-- start --

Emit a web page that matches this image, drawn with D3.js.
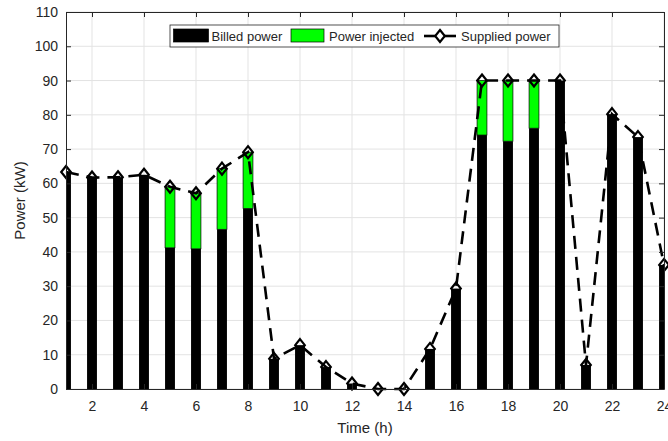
<!DOCTYPE html>
<html>
<head>
<meta charset="utf-8">
<script src="https://cdn.jsdelivr.net/npm/d3@7"></script>
<style>
  body { margin: 0; background: #fff; }
  text { font-family: "Liberation Sans", Arial, sans-serif; fill: #262626; }
</style>
</head>
<body>
<div id="chart"></div>
<script>
var svgWidth = 668;
var svgHeight = 441;

var margin = { top: 12, right: 4, bottom: 52, left: 66 };
var width = 598;
var height = 377;

// data
var hours = [1, 2, 3, 4, 5, 6, 7, 8, 9, 10, 11, 12, 13, 14, 15, 16, 17, 18, 19, 20, 21, 22, 23, 24];
var supplied = [63.3, 61.7, 61.8, 62.5, 59, 57.1, 64.3, 69.1, 8.8, 12.8, 6.4, 1.6, 0, 0, 11.7, 29.3, 90, 90, 90, 90, 7, 80.2, 73.5, 36.2];
var billed = [63.3, 61.7, 61.8, 62.5, 41.2, 40.9, 46.6, 52.7, 8.8, 12.8, 6.4, 1.6, 0, 0, 11.7, 29.3, 74.1, 72.3, 76.1, 90, 7, 80.2, 73.5, 36.2];
var xTicks = [2, 4, 6, 8, 10, 12, 14, 16, 18, 20, 22, 24];
var yTicks = [0, 10, 20, 30, 40, 50, 60, 70, 80, 90, 100, 110];

var injected = supplied.map((s, i) => s - billed[i]);
var data = hours.map((h, i) => ({ h: h, billed: billed[i], injected: injected[i], supplied: supplied[i] }));

var svg = d3.select("#chart")
  .append("svg")
  .attr("width", svgWidth)
  .attr("height", svgHeight);

var chartGroup = svg.append("g")
  .attr("transform", `translate(${margin.left}, ${margin.top})`);

var x = d3.scaleLinear().domain([1, 24]).range([0, width]);
var y = d3.scaleLinear().domain([0, 110]).range([height, 0]);

// grid
chartGroup.append("g").selectAll("line").data(xTicks).enter().append("line")
  .attr("x1", d => x(d)).attr("x2", d => x(d))
  .attr("y1", 0).attr("y2", height)
  .attr("stroke", "#e3e3e3");
chartGroup.append("g").selectAll("line").data(yTicks).enter().append("line")
  .attr("y1", d => y(d)).attr("y2", d => y(d))
  .attr("x1", 0).attr("x2", width)
  .attr("stroke", "#e3e3e3");

svg.append("defs").append("clipPath").attr("id", "clip")
  .append("rect").attr("width", width).attr("height", height);

// stacked bars
var barW = x(1.38) - x(1);
var bars = chartGroup.append("g").attr("clip-path", "url(#clip)");
bars.selectAll(".billed").data(data).enter().append("rect")
  .attr("class", "billed")
  .attr("x", d => x(d.h) - barW / 2)
  .attr("width", barW)
  .attr("y", d => y(d.billed))
  .attr("height", d => y(0) - y(d.billed))
  .attr("fill", "#000");
bars.selectAll(".inj").data(data.filter(d => d.injected > 0)).enter().append("rect")
  .attr("class", "inj")
  .attr("x", d => x(d.h) - barW / 2)
  .attr("width", barW)
  .attr("y", d => y(d.supplied))
  .attr("height", d => y(d.billed) - y(d.supplied))
  .attr("fill", "#00ff00")
  .attr("stroke", "#000")
  .attr("stroke-width", 0.7);

// supplied power line
var line = d3.line().x(d => x(d.h)).y(d => y(d.supplied));
chartGroup.append("path")
  .datum(data)
  .attr("d", line)
  .attr("fill", "none")
  .attr("stroke", "#000")
  .attr("stroke-width", 2.6)
  .attr("stroke-dasharray", "13,8");

// hollow diamonds, like the default marker
var diamond = "M0,-6L4.8,0L0,6L-4.8,0Z";
chartGroup.selectAll(".mk").data(data).enter().append("path")
  .attr("class", "mk")
  .attr("d", diamond)
  .attr("transform", d => `translate(${x(d.h)},${y(d.supplied)})`)
  .attr("fill", "none")
  .attr("stroke", "#000")
  .attr("stroke-width", 2.2);

// axes
var axisColor = "#262626";
var bottomAxis = d3.axisBottom(x).tickValues(xTicks).tickSizeInner(-5).tickSizeOuter(0).tickPadding(12);
var topAxis = d3.axisTop(x).tickValues(xTicks).tickSizeInner(-5).tickSizeOuter(0).tickFormat("");
var leftAxis = d3.axisLeft(y).tickValues(yTicks).tickSizeInner(-5).tickSizeOuter(0).tickPadding(8);
var rightAxis = d3.axisRight(y).tickValues(yTicks).tickSizeInner(-5).tickSizeOuter(0).tickFormat("");

var gb = chartGroup.append("g").attr("transform", `translate(0, ${height})`).call(bottomAxis);
var gt = chartGroup.append("g").call(topAxis);
var gl = chartGroup.append("g").call(leftAxis);
var gr = chartGroup.append("g").attr("transform", `translate(${width}, 0)`).call(rightAxis);
[gb, gt, gl, gr].forEach(g => {
  g.selectAll("path").attr("stroke", axisColor);
  g.selectAll("line").attr("stroke", axisColor);
  g.selectAll("text").style("font-size", "14px").attr("fill", axisColor)
    .style("font-family", "'Liberation Sans', Arial, sans-serif");
});

// axis labels
svg.append("text")
  .attr("x", margin.left + width / 2).attr("y", 433)
  .attr("text-anchor", "middle")
  .style("font-size", "15px")
  .text("Time (h)");
svg.append("text")
  .attr("transform", `translate(25, ${margin.top + height / 2}) rotate(-90)`)
  .attr("text-anchor", "middle")
  .style("font-size", "15px")
  .text("Power (kW)");

// legend
var lg = svg.append("g").attr("transform", "translate(170, 25)");
lg.append("rect").attr("width", 389).attr("height", 22)
  .attr("fill", "#fff").attr("stroke", "#262626").attr("stroke-width", 0.8);
lg.append("rect").attr("x", 3.5).attr("y", 4).attr("width", 35).attr("height", 13)
  .attr("fill", "#000").attr("stroke", "#000").attr("stroke-width", 0.7);
lg.append("text").attr("x", 41.5).attr("y", 15.5).style("font-size", "13px").text("Billed power");
lg.append("rect").attr("x", 121).attr("y", 4).attr("width", 33).attr("height", 13)
  .attr("fill", "#00ff00").attr("stroke", "#000").attr("stroke-width", 0.7);
lg.append("text").attr("x", 159).attr("y", 15.5).style("font-size", "13px").text("Power injected");
lg.append("line").attr("x1", 254).attr("x2", 286).attr("y1", 11).attr("y2", 11)
  .attr("stroke", "#000").attr("stroke-width", 2.6);
lg.append("path").attr("d", diamond).attr("transform", "translate(270,11)")
  .attr("fill", "#fff").attr("stroke", "#000").attr("stroke-width", 2.2);
lg.append("text").attr("x", 291).attr("y", 15.5).style("font-size", "13px").text("Supplied power");
</script>
</body>
</html>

-- end --

# WHAT IS BEING ASKED
All of the data above should be transcribed verbatim, with pictures omitted.

# ANSWER TO THIS EXERCISE
Emit a web page that matches this image, drawn with D3.js.
<!DOCTYPE html>
<html>
<head>
<meta charset="utf-8">
<script src="https://cdn.jsdelivr.net/npm/d3@7"></script>
<style>
  body { margin: 0; background: #fff; }
  text { font-family: "Liberation Sans", Arial, sans-serif; fill: #262626; }
</style>
</head>
<body>
<div id="chart"></div>
<script>
var svgWidth = 668;
var svgHeight = 441;

var margin = { top: 12, right: 4, bottom: 52, left: 66 };
var width = 598;
var height = 377;

// data
var hours = [1, 2, 3, 4, 5, 6, 7, 8, 9, 10, 11, 12, 13, 14, 15, 16, 17, 18, 19, 20, 21, 22, 23, 24];
var supplied = [63.3, 61.7, 61.8, 62.5, 59, 57.1, 64.3, 69.1, 8.8, 12.8, 6.4, 1.6, 0, 0, 11.7, 29.3, 90, 90, 90, 90, 7, 80.2, 73.5, 36.2];
var billed = [63.3, 61.7, 61.8, 62.5, 41.2, 40.9, 46.6, 52.7, 8.8, 12.8, 6.4, 1.6, 0, 0, 11.7, 29.3, 74.1, 72.3, 76.1, 90, 7, 80.2, 73.5, 36.2];
var xTicks = [2, 4, 6, 8, 10, 12, 14, 16, 18, 20, 22, 24];
var yTicks = [0, 10, 20, 30, 40, 50, 60, 70, 80, 90, 100, 110];

var injected = supplied.map((s, i) => s - billed[i]);
var data = hours.map((h, i) => ({ h: h, billed: billed[i], injected: injected[i], supplied: supplied[i] }));

var svg = d3.select("#chart")
  .append("svg")
  .attr("width", svgWidth)
  .attr("height", svgHeight);

var chartGroup = svg.append("g")
  .attr("transform", `translate(${margin.left}, ${margin.top})`);

var x = d3.scaleLinear().domain([1, 24]).range([0, width]);
var y = d3.scaleLinear().domain([0, 110]).range([height, 0]);

// grid
chartGroup.append("g").selectAll("line").data(xTicks).enter().append("line")
  .attr("x1", d => x(d)).attr("x2", d => x(d))
  .attr("y1", 0).attr("y2", height)
  .attr("stroke", "#e3e3e3");
chartGroup.append("g").selectAll("line").data(yTicks).enter().append("line")
  .attr("y1", d => y(d)).attr("y2", d => y(d))
  .attr("x1", 0).attr("x2", width)
  .attr("stroke", "#e3e3e3");

svg.append("defs").append("clipPath").attr("id", "clip")
  .append("rect").attr("width", width).attr("height", height);

// stacked bars
var barW = x(1.38) - x(1);
var bars = chartGroup.append("g").attr("clip-path", "url(#clip)");
bars.selectAll(".billed").data(data).enter().append("rect")
  .attr("class", "billed")
  .attr("x", d => x(d.h) - barW / 2)
  .attr("width", barW)
  .attr("y", d => y(d.billed))
  .attr("height", d => y(0) - y(d.billed))
  .attr("fill", "#000");
bars.selectAll(".inj").data(data.filter(d => d.injected > 0)).enter().append("rect")
  .attr("class", "inj")
  .attr("x", d => x(d.h) - barW / 2)
  .attr("width", barW)
  .attr("y", d => y(d.supplied))
  .attr("height", d => y(d.billed) - y(d.supplied))
  .attr("fill", "#00ff00")
  .attr("stroke", "#000")
  .attr("stroke-width", 0.7);

// supplied power line
var line = d3.line().x(d => x(d.h)).y(d => y(d.supplied));
chartGroup.append("path")
  .datum(data)
  .attr("d", line)
  .attr("fill", "none")
  .attr("stroke", "#000")
  .attr("stroke-width", 2.6)
  .attr("stroke-dasharray", "13,8");

// hollow diamonds, like the default marker
var diamond = "M0,-6L4.8,0L0,6L-4.8,0Z";
chartGroup.selectAll(".mk").data(data).enter().append("path")
  .attr("class", "mk")
  .attr("d", diamond)
  .attr("transform", d => `translate(${x(d.h)},${y(d.supplied)})`)
  .attr("fill", "none")
  .attr("stroke", "#000")
  .attr("stroke-width", 2.2);

// axes
var axisColor = "#262626";
var bottomAxis = d3.axisBottom(x).tickValues(xTicks).tickSizeInner(-5).tickSizeOuter(0).tickPadding(12);
var topAxis = d3.axisTop(x).tickValues(xTicks).tickSizeInner(-5).tickSizeOuter(0).tickFormat("");
var leftAxis = d3.axisLeft(y).tickValues(yTicks).tickSizeInner(-5).tickSizeOuter(0).tickPadding(8);
var rightAxis = d3.axisRight(y).tickValues(yTicks).tickSizeInner(-5).tickSizeOuter(0).tickFormat("");

var gb = chartGroup.append("g").attr("transform", `translate(0, ${height})`).call(bottomAxis);
var gt = chartGroup.append("g").call(topAxis);
var gl = chartGroup.append("g").call(leftAxis);
var gr = chartGroup.append("g").attr("transform", `translate(${width}, 0)`).call(rightAxis);
[gb, gt, gl, gr].forEach(g => {
  g.selectAll("path").attr("stroke", axisColor);
  g.selectAll("line").attr("stroke", axisColor);
  g.selectAll("text").style("font-size", "14px").attr("fill", axisColor)
    .style("font-family", "'Liberation Sans', Arial, sans-serif");
});

// axis labels
svg.append("text")
  .attr("x", margin.left + width / 2).attr("y", 433)
  .attr("text-anchor", "middle")
  .style("font-size", "15px")
  .text("Time (h)");
svg.append("text")
  .attr("transform", `translate(25, ${margin.top + height / 2}) rotate(-90)`)
  .attr("text-anchor", "middle")
  .style("font-size", "15px")
  .text("Power (kW)");

// legend
var lg = svg.append("g").attr("transform", "translate(170, 25)");
lg.append("rect").attr("width", 389).attr("height", 22)
  .attr("fill", "#fff").attr("stroke", "#262626").attr("stroke-width", 0.8);
lg.append("rect").attr("x", 3.5).attr("y", 4).attr("width", 35).attr("height", 13)
  .attr("fill", "#000").attr("stroke", "#000").attr("stroke-width", 0.7);
lg.append("text").attr("x", 41.5).attr("y", 15.5).style("font-size", "13px").text("Billed power");
lg.append("rect").attr("x", 121).attr("y", 4).attr("width", 33).attr("height", 13)
  .attr("fill", "#00ff00").attr("stroke", "#000").attr("stroke-width", 0.7);
lg.append("text").attr("x", 159).attr("y", 15.5).style("font-size", "13px").text("Power injected");
lg.append("line").attr("x1", 254).attr("x2", 286).attr("y1", 11).attr("y2", 11)
  .attr("stroke", "#000").attr("stroke-width", 2.6);
lg.append("path").attr("d", diamond).attr("transform", "translate(270,11)")
  .attr("fill", "#fff").attr("stroke", "#000").attr("stroke-width", 2.2);
lg.append("text").attr("x", 291).attr("y", 15.5).style("font-size", "13px").text("Supplied power");
</script>
</body>
</html>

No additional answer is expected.